Local leaders announced on Friday that they have secured $300 million dollars for the Border Water Infrastructure Project (BWIP) to solve the cross-border pollution problem from the Tijuana River Valley. The leaders met at Bayside Park in Chula Vista.
The group announced the initial deal in December. The funds were secured through the United States-Mexico-Canada Agreement (U.S.M.C.A) – which is a significant amount compared to years prior.
“In past appropriations, the BWIP program has received as little as $15 million dollars a year to provide border water infrastructure to the entire U.S.-Mexico border, and believe it or not, in the President’s fiscal year 2020 budget – no money was included for the BWIP program,“ said Rep. Mike Levin, D-Oceanside.
The congressman added that securing this funding was an “historic accomplishment” but that “our work is far from over.”
The money will go toward environmental infrastructure improvements in the United States, according to Congresswoman Susan Davis, D-San Diego.

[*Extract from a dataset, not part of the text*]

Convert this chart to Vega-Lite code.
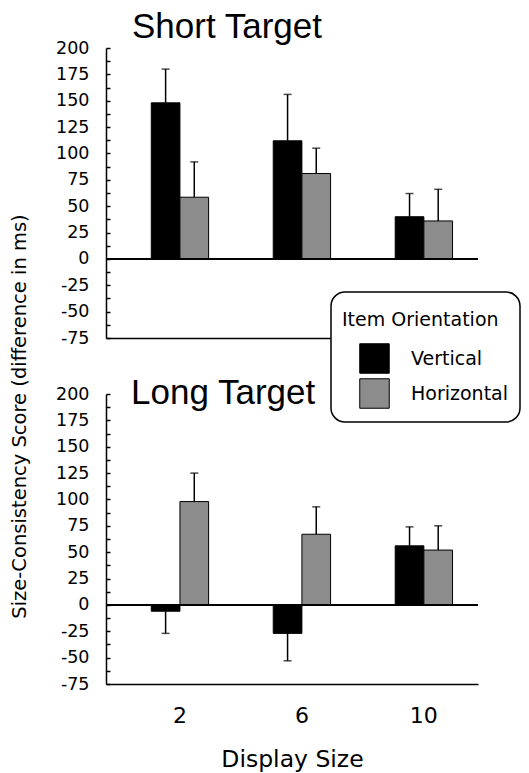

“We know about the health concerns that beachgoers, lifeguards and Border Patrol agents face from exposure from pollution but our Navy personnel and especially our SEALs risk training in contaminated waters and the Navy can’t be forced to cancel training operations to avoid exposure to Navy personnel,” said Congresswoman Susan Davis, D-San Diego.
Congressman Juan Vargas (D-San Diego) added that the group of local leaders will need to make sure the newly secured funding is used correctly. Vargas also cited that funds in the North American Development Bank (NADB) were supposed to go toward border projects to help with environmental issues but added that the group changed the law “to address more of the wastewater.”

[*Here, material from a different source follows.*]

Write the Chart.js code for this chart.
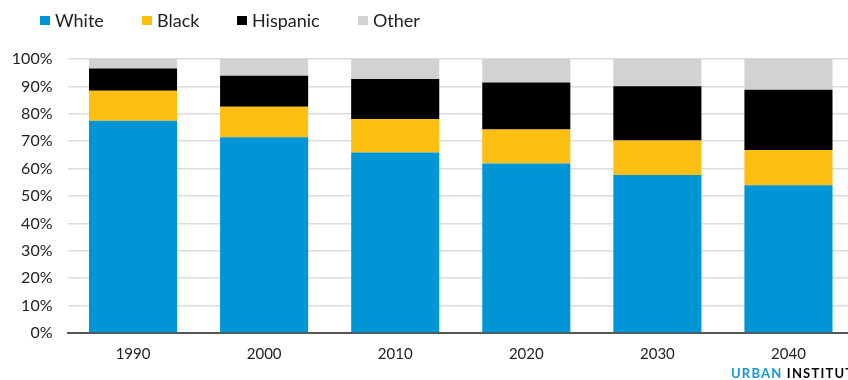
<!DOCTYPE html>
<html>
<head>
<meta charset="utf-8">
<script src="https://cdn.jsdelivr.net/npm/chart.js@4"></script>
<style>
  html, body { margin: 0; padding: 0; background: #fff; overflow: hidden; width: 848px; height: 380px; }
  #wrap { position: absolute; left: 0; top: 0; width: 854px; height: 380px; }
  .leg { position: absolute; top: 9px; height: 22px; font: 18px Lato, sans-serif; color: #222; line-height: 22px; white-space: nowrap; }
  .leg i { position: absolute; left: 0; top: 7px; width: 10px; height: 9px; }
  .leg span { position: absolute; left: 15px; top: 0; }
  #brand { position: absolute; left: 731px; top: 365px; font: bold 13px Lato, sans-serif; letter-spacing: 1.2px; white-space: nowrap; line-height: 16px; }
</style>
</head>
<body>
<div id="wrap"><canvas id="c" width="854" height="380"></canvas></div>
<div id="legend"></div>
<div id="brand"><span style="color:#1696d2">URBAN</span> <span style="color:#0a0a0a">INSTITUTE</span></div>
<script>
const categories = ["1990", "2000", "2010", "2020", "2030", "2040"];
const white    = [77.5, 71.4, 65.9, 61.9, 57.7, 53.9];
const black    = [10.9, 11.2, 12.2, 12.4, 12.6, 12.9];
const hispanic = [8.1, 11.3, 14.6, 17.1, 19.8, 22.0];
const other    = [3.5, 6.1, 7.3, 8.6, 9.9, 11.2];
const yTicks   = [0, 10, 20, 30, 40, 50, 60, 70, 80, 90, 100];

const seriesNames = ["White", "Black", "Hispanic", "Other"];
const seriesColors = ["#0096d6", "#fdbf11", "#000000", "#d2d2d2"];
const legendX = [40, 142, 237, 358];

const legend = document.getElementById("legend");
seriesNames.forEach((n, i) => {
  const d = document.createElement("div");
  d.className = "leg";
  d.style.left = legendX[i] + "px";
  d.innerHTML = '<i style="background:' + seriesColors[i] + '"></i><span>' + n + '</span>';
  legend.appendChild(d);
});

const seriesData = [white, black, hispanic, other];
new Chart(document.getElementById("c"), {
  type: "bar",
  data: {
    labels: categories,
    datasets: seriesNames.map((n, i) => ({
      label: n,
      data: seriesData[i],
      backgroundColor: seriesColors[i],
      borderWidth: 0,
      categoryPercentage: 1,
      barPercentage: 0.672
    }))
  },
  options: {
    responsive: false,
    animation: false,
    layout: { padding: { left: 0, right: 0, top: 59, bottom: 0 } },
    plugins: { legend: { display: false }, tooltip: { enabled: false } },
    scales: {
      x: {
        stacked: true,
        z: 1,
        grid: { display: false, drawTicks: false },
        border: { display: true, color: "#555555", width: 2 },
        ticks: { padding: 12, color: "#222", font: { family: "Lato", size: 15 } },
        afterFit: s => { s.height = 47; }
      },
      y: {
        stacked: true,
        min: 0, max: 100,
        afterBuildTicks: s => { s.ticks = yTicks.map(v => ({ value: v })); },
        grid: { color: "#dcdcdc", lineWidth: 1.5, drawTicks: false },
        border: { display: false },
        ticks: { padding: 15, color: "#222", font: { family: "Lato", size: 16 }, callback: v => v + "%" },
        afterFit: s => { s.width = 67.5; }
      }
    }
  }
});
</script>
</body>
</html>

“In February 2017, we experienced the largest spill we have seen in decades. In a matter of days, a ruptured pipe in Tijuana sent as much as a million gallons of sewage into the Pacific Ocean. It heavily polluted 25 miles of coast line and this is an ongoing problem,” said Congressman Scott Peters, D-San Diego.

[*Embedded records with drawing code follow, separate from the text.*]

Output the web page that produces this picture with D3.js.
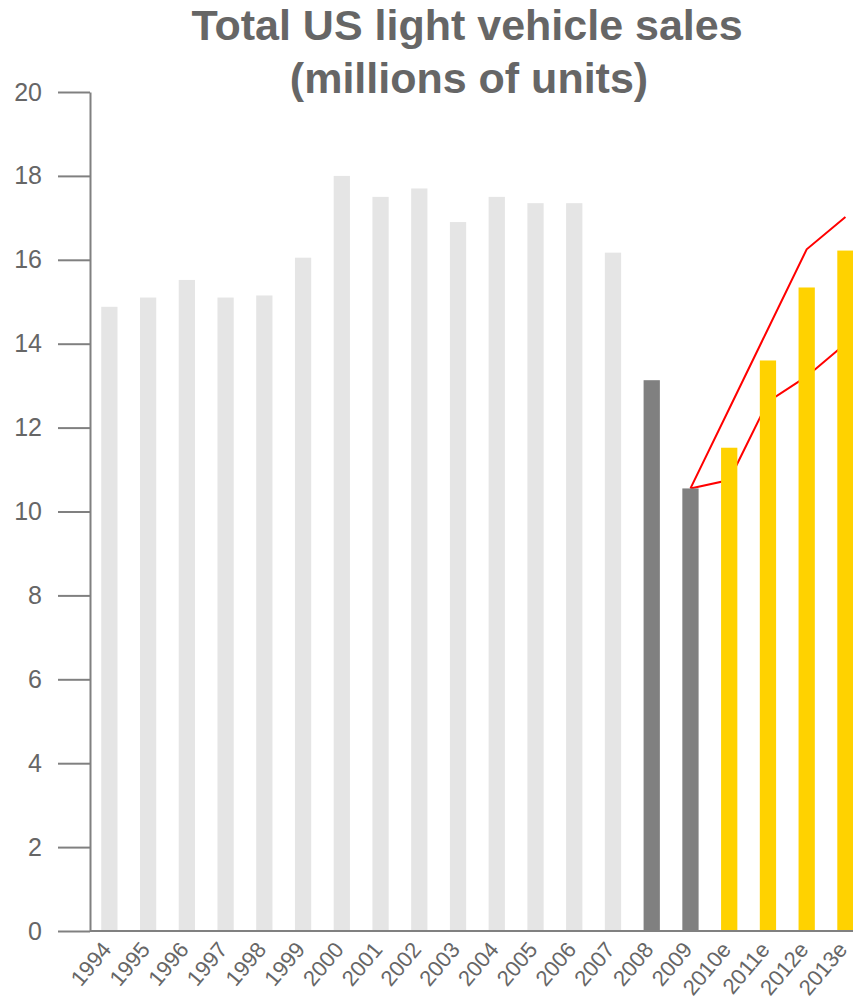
<!DOCTYPE html>
<html>
<head>
<meta charset="utf-8">
<script src="https://cdn.jsdelivr.net/npm/d3@7"></script>
<style>
  body { margin: 0; background: #fff; }
  svg text { font-family: "Liberation Sans", Arial, sans-serif; fill: #666; }
</style>
</head>
<body>
<div id="chart"></div>
<script>
// data
var years = ['1994','1995','1996','1997','1998','1999','2000','2001','2002','2003',
             '2004','2005','2006','2007','2008','2009','2010e','2011e','2012e','2013e'];
var sales = [14.88, 15.1, 15.52, 15.1, 15.15, 16.05, 18.0, 17.5, 17.7, 16.9,
             17.5, 17.35, 17.35, 16.17, 13.13, 10.55, 11.52, 13.6, 15.34, 16.22];
var kinds = ['hist','hist','hist','hist','hist','hist','hist','hist','hist','hist',
             'hist','hist','hist','hist','recent','recent','fcst','fcst','fcst','fcst'];
var rangeYears = ['2009','2010e','2011e','2012e','2013e'];
var highCase = [10.55, 12.45, 14.35, 16.25, 17.02];
var lowCase  = [10.55, 10.75, 12.62, 13.22, 14.0];
var yTicks = [0, 2, 4, 6, 8, 10, 12, 14, 16, 18, 20];

var colors = { hist: '#e5e5e5', recent: '#808080', fcst: '#ffd200' };

var width = 853, height = 1003;
var margin = {top: 92, left: 90, bottom: 72};

var svg = d3.select('#chart').append('svg')
  .attr('width', width)
  .attr('height', height);

var x = d3.scaleBand()
  .domain(years)
  .range([margin.left, margin.left + 20 * 38.74])
  .padding(0);

var y = d3.scaleLinear()
  .domain([0, 20])
  .range([height - margin.bottom, margin.top]);

var barW = x.bandwidth() * 0.42;

// title
var title = svg.append('text')
  .attr('text-anchor', 'middle')
  .style('font-size', '43px')
  .style('font-weight', 'bold');
title.append('tspan').attr('x', 467).attr('y', 40).text('Total US light vehicle sales');
title.append('tspan').attr('x', 469).attr('y', 93).text('(millions of units)');

// forecast range lines (under the bars)
var line = d3.line()
  .x(function(d, i) { return x(rangeYears[i]) + x.bandwidth() / 2; })
  .y(function(d) { return y(d); });

svg.append('path')
  .datum(highCase)
  .attr('d', line)
  .attr('fill', 'none')
  .attr('stroke', '#ff0000')
  .attr('stroke-width', 2);

svg.append('path')
  .datum(lowCase)
  .attr('d', line)
  .attr('fill', 'none')
  .attr('stroke', '#ff0000')
  .attr('stroke-width', 2);

// bars
svg.selectAll('rect.bar')
  .data(sales)
  .enter()
  .append('rect')
  .attr('class', 'bar')
  .attr('x', function(d, i) { return x(years[i]) + (x.bandwidth() - barW) / 2; })
  .attr('y', function(d) { return y(d); })
  .attr('width', barW)
  .attr('height', function(d) { return y(0) - y(d); })
  .attr('fill', function(d, i) { return colors[kinds[i]]; });

// y axis
var yAxis = svg.append('g')
  .attr('transform', 'translate(' + margin.left + ',0)')
  .call(d3.axisLeft(y).tickValues(yTicks).tickSize(32).tickPadding(16).tickSizeOuter(0));
yAxis.select('.domain').attr('stroke', '#808080').attr('stroke-width', 2);
yAxis.selectAll('.tick line').attr('stroke', '#808080').attr('stroke-width', 2);
yAxis.selectAll('.tick text')
  .style('font-size', '25px')
  .style('font-family', '"Liberation Sans", Arial, sans-serif')
  .attr('fill', '#666');

// x axis
var xAxis = svg.append('g')
  .attr('transform', 'translate(0,' + y(0) + ')')
  .call(d3.axisBottom(x).tickSize(0).tickSizeOuter(0));
xAxis.select('.domain')
  .attr('d', 'M' + margin.left + ',0H' + width)
  .attr('stroke', '#808080').attr('stroke-width', 2);
xAxis.selectAll('.tick text')
  .style('font-size', '22px')
  .style('font-family', '"Liberation Sans", Arial, sans-serif')
  .attr('fill', '#666')
  .attr('text-anchor', 'end')
  .attr('dy', 0)
  .attr('y', 0)
  .attr('x', 0)
  .attr('transform', 'translate(3,19) rotate(-50)');
</script>
</body>
</html>
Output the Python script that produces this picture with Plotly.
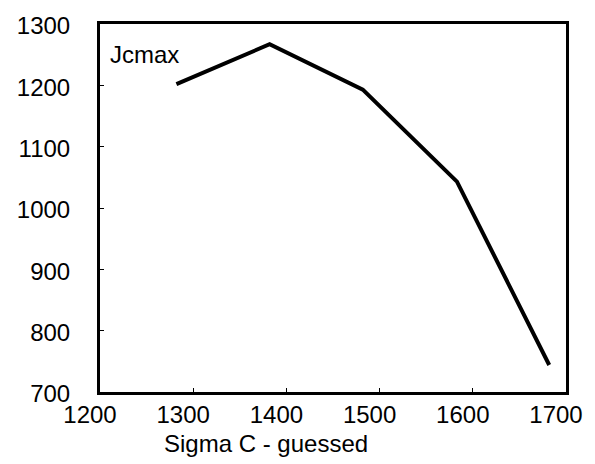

Peters added that while the U.S. and Mexico funded an international wastewater treatment plant at the border 20 years ago – Tijuana has grown in population and the infrastructure hasn’t kept up.
“An average storm can result in overflows directly to the Tijuana river--dragging trash, sediment and sewage into the United States, causing San Diego beaches all the way from the southern border to Coronado Island to be closed constantly due to dangerous levels of pollution,” said Peters.
The issue of pollution at local San Diego beaches has been a problem for years, with some local organizations like The Surfrider Foundation and local cities suing over the sewage pollution issue.
Residents in the South Bay have been fighting for clean water at their beaches, including hosting a beach clean up in April. In January 2019, high surf pushed sewage contaminated water onto Imperial Beach streets.